Okay, I am satisfied that some schizophrrenics hear voices in their heads, and Sapolsky and Harris have some other disorder controlling their brains. They adamantly argue that they have no choices in what they do.

Believe in free will or not as you please, but there is no law of Physics that requires the future to be determined by the past.

1 comment:

  1. Dear Roger,

    I get your point, but what you actually said is incorrect:

    > "Believe in free will or not as you please, but there is no law of Physics that requires the future to be determined by the past. "

    Change the second part to:

    "... there is no law of the universe in its totality [the animate and the inanimate aspects of the pertinent kinds of objects, all taken together] which requires the future to be determined by the past."

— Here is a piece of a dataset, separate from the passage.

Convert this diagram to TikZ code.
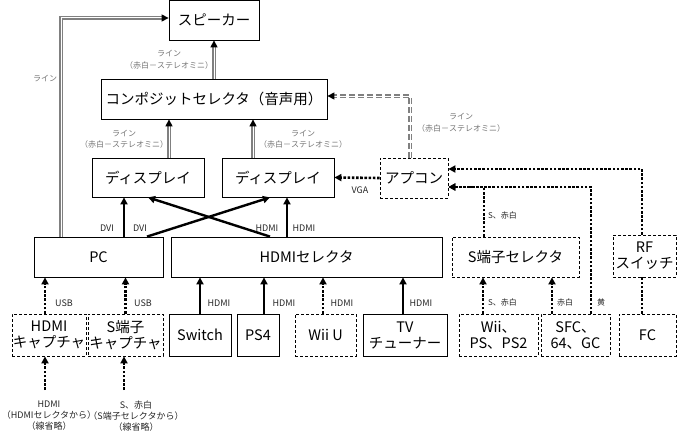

    Make that change, and I shall be, ummm... happy!

    Best,
    --Ajit
    PS: Physics *laws* are *always* deterministic. The behaviour of *physical* systems is, except for the unrealistically simplified cases of great interest in engineering applications (compensated for by the inclusion of the appropriate ``factors of safety''), non-linear (i.e. of higher-than-first-order), and hence, in principle sensitive to the small differences in the ICs. Hence, the behaviour of *physical* systems can show exponential divergence in predictability, also *abstractly* captured as ``random-ness''. It's deterministic, but ``random''. Contrast is what I said above in the main text. Best!